• _Excerpted records_:
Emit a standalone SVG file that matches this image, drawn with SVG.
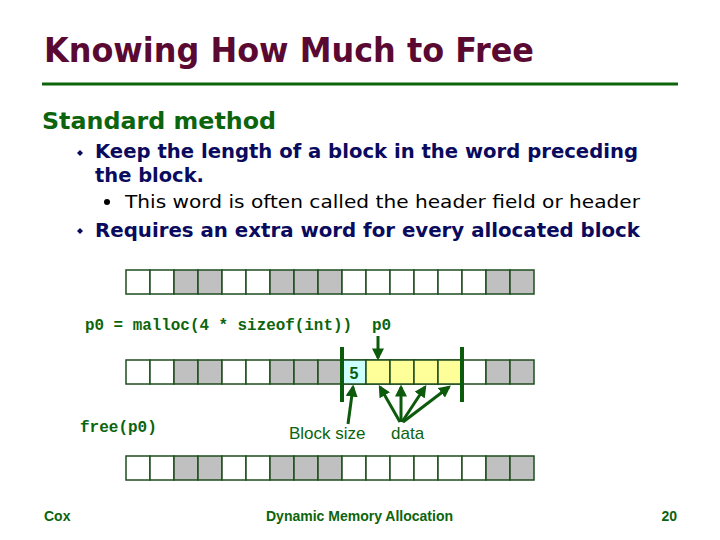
<svg xmlns="http://www.w3.org/2000/svg" width="720" height="540" viewBox="0 0 720 540">
<style>
.title{font-family:"DejaVu Sans","Verdana",sans-serif;font-weight:bold;font-size:33px;fill:#5a0a32}
.head{font-family:"DejaVu Sans",sans-serif;font-weight:bold;font-size:23px;fill:#0c640c}
.b1{font-family:"DejaVu Sans",sans-serif;font-weight:bold;font-size:19px;fill:#0a0a5e}
.b2{font-family:"DejaVu Sans",sans-serif;font-size:17px;fill:#000}
.code{font-family:"Liberation Mono","Courier New",monospace;font-weight:bold;font-size:16px;fill:#0c640c}
.lbl{font-family:"Liberation Sans",Arial,sans-serif;font-size:17px;fill:#0c640c}
.foot{font-family:"Liberation Sans",Arial,sans-serif;font-weight:bold;font-size:14px;fill:#0c640c}
.c{stroke:#1e4d1e;stroke-width:1.5}
.w{fill:#fff}
.g{fill:#c0c0c0}
.cy{fill:#ccffff}
.y{fill:#ffff99}
.arr{stroke:#0c5a0c;stroke-width:3;fill:none;marker-end:url(#ah)}
.bar{stroke:#0c5a0c;stroke-width:4}
</style>
<defs>
<marker id="ah" markerWidth="4" markerHeight="4" refX="3.2" refY="2" orient="auto" markerUnits="strokeWidth">
<path d="M0,0 L4,2 L0,4 Z" fill="#0c5a0c"/>
</marker>
<g id="rowbase">
<rect class="c w" x="126" y="0" width="24" height="24"/>
<rect class="c w" x="150" y="0" width="24" height="24"/>
<rect class="c g" x="174" y="0" width="24" height="24"/>
<rect class="c g" x="198" y="0" width="24" height="24"/>
<rect class="c w" x="222" y="0" width="24" height="24"/>
<rect class="c w" x="246" y="0" width="24" height="24"/>
<rect class="c g" x="270" y="0" width="24" height="24"/>
<rect class="c g" x="294" y="0" width="24" height="24"/>
<rect class="c g" x="318" y="0" width="24" height="24"/>
<rect class="c w" x="342" y="0" width="24" height="24"/>
<rect class="c w" x="366" y="0" width="24" height="24"/>
<rect class="c w" x="390" y="0" width="24" height="24"/>
<rect class="c w" x="414" y="0" width="24" height="24"/>
<rect class="c w" x="438" y="0" width="24" height="24"/>
<rect class="c w" x="462" y="0" width="24" height="24"/>
<rect class="c g" x="486" y="0" width="24" height="24"/>
<rect class="c g" x="510" y="0" width="24" height="24"/>
</g>
</defs>
<rect width="720" height="540" fill="#fff"/>

<g id="header">
<text class="title" x="44" y="62" textLength="490" lengthAdjust="spacingAndGlyphs">Knowing How Much to Free</text>
<line x1="42" y1="84" x2="678" y2="84" stroke="#0c640c" stroke-width="3"/>
</g>

<g id="bullets">
<text class="head" x="42" y="129" textLength="234" lengthAdjust="spacingAndGlyphs">Standard method</text>
<path d="M80,150 L83,153 L80,156 L77,153 Z" fill="#0a0a5e"/>
<text class="b1" x="95" y="158" textLength="543" lengthAdjust="spacingAndGlyphs">Keep the length of a block in the word preceding</text>
<text class="b1" x="95" y="182" textLength="109" lengthAdjust="spacingAndGlyphs">the block.</text>
<circle cx="107" cy="202" r="3" fill="#000"/>
<text class="b2" x="125" y="208" textLength="515" lengthAdjust="spacingAndGlyphs">This word is often called the header field or header</text>
<path d="M80,228 L83,231 L80,234 L77,231 Z" fill="#0a0a5e"/>
<text class="b1" x="95" y="237" textLength="545" lengthAdjust="spacingAndGlyphs">Requires an extra word for every allocated block</text>
</g>

<g id="row1"><use href="#rowbase" y="270"/></g>

<g id="code">
<text class="code" x="85" y="330" textLength="267" lengthAdjust="spacingAndGlyphs">p0 = malloc(4 * sizeof(int))</text>
<text class="code" x="372" y="330">p0</text>
<text class="code" x="80" y="432">free(p0)</text>
</g>

<g id="row2">
<use href="#rowbase" y="360"/>
<rect class="c cy" x="342" y="360" width="24" height="24"/>
<rect class="c y" x="366" y="360" width="24" height="24"/>
<rect class="c y" x="390" y="360" width="24" height="24"/>
<rect class="c y" x="414" y="360" width="24" height="24"/>
<rect class="c y" x="438" y="360" width="24" height="24"/>
<text x="354" y="379" text-anchor="middle" font-family="Liberation Sans,Arial,sans-serif" font-weight="bold" font-size="16" fill="#0c5a0c">5</text>
<line class="bar" x1="342" y1="347" x2="342" y2="402"/>
<line class="bar" x1="462" y1="347" x2="462" y2="402"/>
</g>

<g id="labels">
<text class="lbl" x="289" y="439">Block size</text>
<text class="lbl" x="391" y="439">data</text>
</g>

<g id="connectors">
<line class="arr" x1="378" y1="336" x2="378" y2="358"/>
<line class="arr" x1="348" y1="424" x2="353" y2="387"/>
<line class="arr" x1="400" y1="422" x2="380" y2="387"/>
<line class="arr" x1="401" y1="422" x2="401" y2="387"/>
<line class="arr" x1="402" y1="422" x2="425" y2="387"/>
<line class="arr" x1="403" y1="422" x2="449" y2="387"/>
</g>

<g id="row3"><use href="#rowbase" y="456"/></g>

<g id="footer">
<text class="foot" x="44" y="521">Cox</text>
<text class="foot" x="266" y="521" textLength="187" lengthAdjust="spacingAndGlyphs">Dynamic Memory Allocation</text>
<text class="foot" x="677" y="521" text-anchor="end">20</text>
</g>
</svg>
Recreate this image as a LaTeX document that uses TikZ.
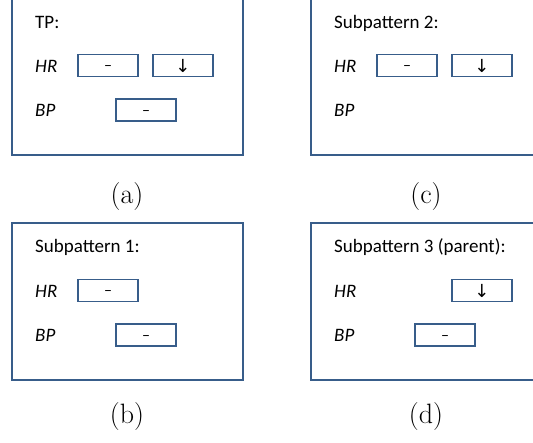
\documentclass[tikz,border=0pt]{standalone}
\usepackage{fontspec}
\newfontfamily\calfont{Carlito}
\newfontfamily\symfont{DejaVu Sans}
\definecolor{boxblue}{HTML}{385D8A}
\begin{document}
\begin{tikzpicture}[x=1pt,y=-1pt,
  panel/.style={draw=boxblue,line width=1.8pt},
  lbl/.style={anchor=base west,inner sep=0pt,font=\calfont\fontsize{19}{22}\selectfont},
  ilbl/.style={lbl,font=\calfont\itshape\fontsize{19}{22}\selectfont},
  sbox/.style={draw=boxblue,line width=1.3pt,minimum width=60pt,minimum height=22pt,inner sep=0pt},
  dshbox/.style={sbox,text height=10pt,text depth=0pt,font=\calfont\fontsize{16}{16}\selectfont},
  dnbox/.style={sbox,text height=13pt,text depth=0pt,font=\symfont\fontsize{18}{20}\selectfont},
  captxt/.style={inner sep=0pt,font=\fontsize{28}{30}\selectfont}]
\useasboundingbox (0,0) rectangle (533,442);
% panel (a)
\draw[panel] (12,-2) rectangle (243,155);
\node[lbl] (ta) at (35,28) {TP:};
\node[ilbl] (hra) at (35,72) {HR};
\node[ilbl] (bpa) at (35,116) {BP};
\node[dshbox] (a1) at (108,65.5) {–};
\node[dnbox] (a2) at (183,65.5) {↓};
\node[dshbox] (a3) at (146,110) {–};
\node[captxt] (capa) at (127,197) {(a)};
% panel (c)
\draw[panel] (311,-2) rectangle (542,155);
\node[lbl] (tc) at (334,28) {Subpattern 2:};
\node[ilbl] (hrc) at (334,72) {HR};
\node[ilbl] (bpc) at (334,116) {BP};
\node[dshbox] (c1) at (407,65.5) {–};
\node[dnbox] (c2) at (482,65.5) {↓};
\node[captxt] (capc) at (426,197) {(c)};
% panel (b)
\draw[panel] (12,223) rectangle (243,380);
\node[lbl] (tb) at (35,252) {Subpattern 1:};
\node[ilbl] (hrb) at (35,297) {HR};
\node[ilbl] (bpb) at (35,341) {BP};
\node[dshbox] (b1) at (108,290.5) {–};
\node[dshbox] (b3) at (146,335) {–};
\node[captxt] (capb) at (127,417) {(b)};
% panel (d)
\draw[panel] (311,223) rectangle (542,380);
\node[lbl] (td) at (334,252) {Subpattern 3 (parent):};
\node[ilbl] (hrd) at (334,297) {HR};
\node[ilbl] (bpd) at (334,341) {BP};
\node[dnbox] (d2) at (482,290.5) {↓};
\node[dshbox] (d3) at (445,335) {–};
\node[captxt] (capd) at (426,417) {(d)};
\end{tikzpicture}
\end{document}
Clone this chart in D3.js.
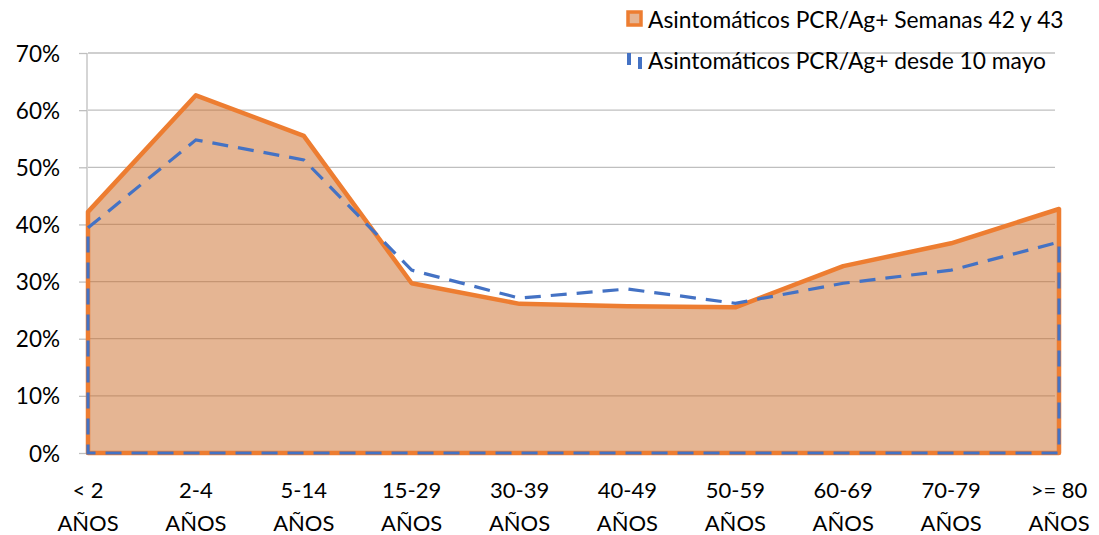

• _Task instructions_:
Output exactly the lines from the one containing "Recreate this image" through the last line of the records above, both included, leaving out any pictures.

• _Correct output_:
Recreate this image as a LaTeX document that uses TikZ.
\documentclass[tikz,border=0pt]{standalone}
\usepackage{fontspec}
\newfontfamily\calfont{Carlito}
\newfontfamily\symfont{DejaVu Sans}
\definecolor{boxblue}{HTML}{385D8A}
\begin{document}
\begin{tikzpicture}[x=1pt,y=-1pt,
  panel/.style={draw=boxblue,line width=1.8pt},
  lbl/.style={anchor=base west,inner sep=0pt,font=\calfont\fontsize{19}{22}\selectfont},
  ilbl/.style={lbl,font=\calfont\itshape\fontsize{19}{22}\selectfont},
  sbox/.style={draw=boxblue,line width=1.3pt,minimum width=60pt,minimum height=22pt,inner sep=0pt},
  dshbox/.style={sbox,text height=10pt,text depth=0pt,font=\calfont\fontsize{16}{16}\selectfont},
  dnbox/.style={sbox,text height=13pt,text depth=0pt,font=\symfont\fontsize{18}{20}\selectfont},
  captxt/.style={inner sep=0pt,font=\fontsize{28}{30}\selectfont}]
\useasboundingbox (0,0) rectangle (533,442);
% panel (a)
\draw[panel] (12,-2) rectangle (243,155);
\node[lbl] (ta) at (35,28) {TP:};
\node[ilbl] (hra) at (35,72) {HR};
\node[ilbl] (bpa) at (35,116) {BP};
\node[dshbox] (a1) at (108,65.5) {–};
\node[dnbox] (a2) at (183,65.5) {↓};
\node[dshbox] (a3) at (146,110) {–};
\node[captxt] (capa) at (127,197) {(a)};
% panel (c)
\draw[panel] (311,-2) rectangle (542,155);
\node[lbl] (tc) at (334,28) {Subpattern 2:};
\node[ilbl] (hrc) at (334,72) {HR};
\node[ilbl] (bpc) at (334,116) {BP};
\node[dshbox] (c1) at (407,65.5) {–};
\node[dnbox] (c2) at (482,65.5) {↓};
\node[captxt] (capc) at (426,197) {(c)};
% panel (b)
\draw[panel] (12,223) rectangle (243,380);
\node[lbl] (tb) at (35,252) {Subpattern 1:};
\node[ilbl] (hrb) at (35,297) {HR};
\node[ilbl] (bpb) at (35,341) {BP};
\node[dshbox] (b1) at (108,290.5) {–};
\node[dshbox] (b3) at (146,335) {–};
\node[captxt] (capb) at (127,417) {(b)};
% panel (d)
\draw[panel] (311,223) rectangle (542,380);
\node[lbl] (td) at (334,252) {Subpattern 3 (parent):};
\node[ilbl] (hrd) at (334,297) {HR};
\node[ilbl] (bpd) at (334,341) {BP};
\node[dnbox] (d2) at (482,290.5) {↓};
\node[dshbox] (d3) at (445,335) {–};
\node[captxt] (capd) at (426,417) {(d)};
\end{tikzpicture}
\end{document}
Clone this chart in D3.js.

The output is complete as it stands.